In the vast, sunlit vacancy thus created, something new is springing up. Ecological succession, fast-forwarded. It’s a thrumming, sentient forest. It’s an Afro-futurist dopamine machine. It’s a fugue at once gross and sublime: a living, burgeoning edifice of beats and beams, of riffs and hooks, of interlocking girders and entwined lianas, of words twirling absurdly on trapezes, blithely defying the depths of unmeaning below.

Clinton at Lollapalooza, 1994.

An acid-addled “Ode to Joy,” it clasps all humanity—and then some—in its sweaty embrace, from the polymorphous personas of the band (Sir Lollipop Man, Starchild, the Thumpasorus Peoples) and the vast congregation they invoke (Recording Angels, Citizens of the Universe) right down to the beings scattered around me on the rug: the network anchor’s fleetingly unmoored son, and his prep-school buddy, and that buddy’s big sister, who happens to be my college squeeze.

The record on the high-end turntable might be an object, a mere thing, but the music is a thang. As I would write a few years later in The Recording Angel, “A thing is what you possess, a thang is what possesses you. A thing occupies space, a thang occupies time and preoccupies people. A thing, above all, is private, a thang can be shared. As thang, music is again communal and celebratory.”

Since the 1960s, when George Clinton’s doo-wop group, the Parliaments, sang, shot the breeze, and sold weed in his barbershop, in Plainfield, New Jersey, his music has been a deeply social, wildly collective creation.

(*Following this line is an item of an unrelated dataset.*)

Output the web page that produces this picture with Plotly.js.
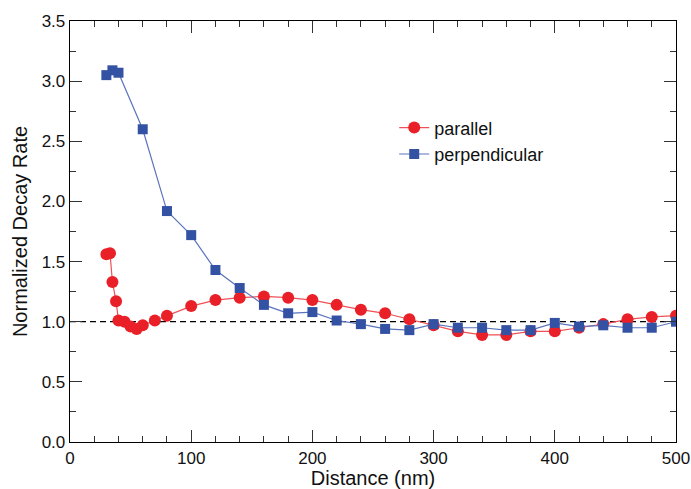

Neither a hard-assed bandleader like James Brown nor an auteur of phonography like Frank Zappa, nor yet a lone supernova like Jimi Hendrix—to name three of his prime influences—Clinton has been, instead, the ringmaster of an anarchic, bigger-than-big-top circus whose rings have kept proliferating: Parliament, Funkadelic, the Brides of Funkenstein, the Horny Horns, United Soul, Parlet, the P-Funk All Stars, Bootsy’s Rubber Band.

Clinton and Parliament-Funkadelic let loose.

In the glory days of the mid-70s, 30 players, singers, and jongleurs might grace a single stage; 50 friends and fellow travelers, drifting through the studio, might make their mark on a single record. When the big top collapsed amid royalty squabbles, Clinton—as singer, songwriter, and producer—expanded his revels to embrace new acts: Snoop Dogg and Digital Underground, Ice Cube and David Toop, Prince and the Red Hot Chili Peppers, OutKast and Wu-Tang Clan, Living Colour and Kendrick Lamar.

What better way, then, to celebrate the long-delayed reopening of New York’s outdoor-concert season than with a rare appearance by Clinton and P-Funk? Don’t expect George to disport himself in a diaper or a bedsheet; these days he favors loosely tailored suits. And don’t expect the Mothership to land; that over-the-top, once airborne prop is now docked at the Smithsonian. Plainfield homeys Bernie Worrell, Eddie Hazel, and Garry “Starchild” Shider have moved on to the next galaxy, Bootsy Collins to a solo career. Now Clinton’s own grandchildren, flanked by the offspring of other P-Funk elders, fill out the band. And his voice, after decades of chemical abuse, can be favorably compared only to the croak of a vivisected beast.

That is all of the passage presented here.